DARING VISIONS: PRINTS OF THE UTAGAWA SCHOOL
Japanese ukiyo-e prints are certainly hogging the limelight this month, what with the exhibitions at the Brooklyn Museum and the Asia Society and the exhibition of very early prints and books at Sebastian Izzard Asian Art, this subject-specific exhibition at Joan B. Mirviss Ltd. guarantees that the field of ukiyo-e, in all of its shades, will be properly covered and available to be seen.
Within the field of ukiyo-e itself, the Utagawa School has hogged its own limelight because, after all, it is responsible for more than half of all extant Japanese woodblock prints. The chef-d'oeuvre for both this exhibition and the one at Brooklyn is Laura J Mueller, gallery director of Joan B. Mirviss, Ltd. (see the last paragraph.) The Mirviss exhibition of about 60 prints and paintings will include all the main players of this long-lived (1770-1900) school: Toyohiro, Toyokuni I, Toyokuni II, Toyokuni III (aka Kunisada) Kunimaru, Kyosai, Sadahide, and Yoshitoshi. Toyohiro leads off with a rare, and very early surimono, a category of commissioned prints created with every possible 'bell and whistle' of printing techniques. Both Hiroshige is represented with some of their best landscapes, including examples from One Hundred Views of Edo. Kuniyoshi, always robust in his compositions, is represented by both prints of warriors and animals. Kunisada, often dismissed as having lived too long and producing far too many repetitious figure prints, was actually brilliant at the subject, given the chance, and many of his actor prints are indeed exceptional. Sadahide, first known for military triptychs along the lines of his teacher Kuniyoshi, also successfully turned his hand to other genres including fan-shaped uchiwa-e prints of beauties. Additional highlights include a couple of spectacular triptychs of foreigners in Japan called Yokohama prints by Yoshikazu and Yoshitora.
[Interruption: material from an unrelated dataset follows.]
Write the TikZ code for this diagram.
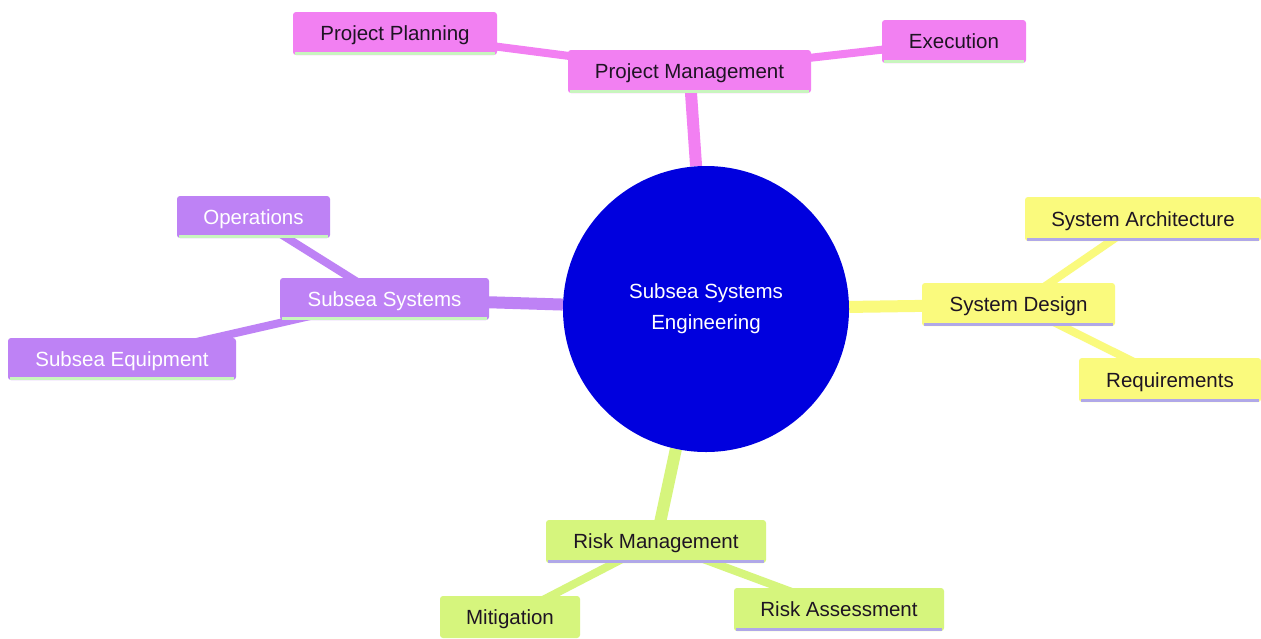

Both the Brooklyn and Mirviss exhibitions will completely reveal the remarkable development of the Utagawa School, in all of its variants, during the 19th century, but it is only from this exhibition of prints that one can actually go home with one.
Signed copies of Competition and Collaboration: Japanese Prints of the Utagawa School by Laura J. Mueller, gallery director of Joan B. Mirviss Ltd., will be available. This is a handsome catalogue illustrating more than 200 prints from the renowned Van Vleck Collection of Japanese Prints at the Chazen Museum of Art, University of Wisconsin Madison, many works of which were once part of the Frank Lloyd Wright's collection of Japanese prints, price $100.
From 19 March to 2 May a second exhibition will also be on show: Ebb and Flow / Movement in Clay: The Art of Sakiyama Takayuki. Joan Mirviss has always been known for her knowing eye for contemporary Japanese ceramics and as Japan is a country with over 10,000 active ceramic artists, separating the gold from the dross is no easy task. Too often and for too long, we have been exposed to both Japanese ceramicists and American mimics who believe either glittery showmanship or what I call the Thrown Mud School of pottery sculptures are acceptable substitutes to creative designs. Standing far apart from that pervasive tradition is Sakiyama Takayuki, whose works have been acquired by the Metropolitan Museum of Art, Yale University Art Gallery, the Museum of Arts and Design, the New Orleans Museum of Art, the Philadelphia Museum of Art, and the Brooklyn Museum, amongst others.
Born in 1958, he works principally in Shigaraki clay, which because of its feldspathic inclusions, gives his finished works a bold sense of strength and durability. They are pure design, without the interference of decoration. Living on the Izu coast, he has taken inspiration from the designs of nature and the orderly movement of both water and sand. His clay moves under its own steam and taking a term from Japanese swords, sunagashi or 'drifting sands', the pieces I have seen look like nature itself frozen in mid-movement.
Having won the prestigious Emporer's Cup award two years ago, he was recently the first artist to be invited to present a one-man exhibition at the Imperial Villa at Numazu City. The sculptural vessels created for this venue were monumental in either size or presence and 12 of these works will be included in this exhibition. This will be this artist's second solo show outside of Japan.
At the International Asian Art Fair, they will be exhibiting Rays of Light: The Intricate Ceramic Art of Kishi Eiko.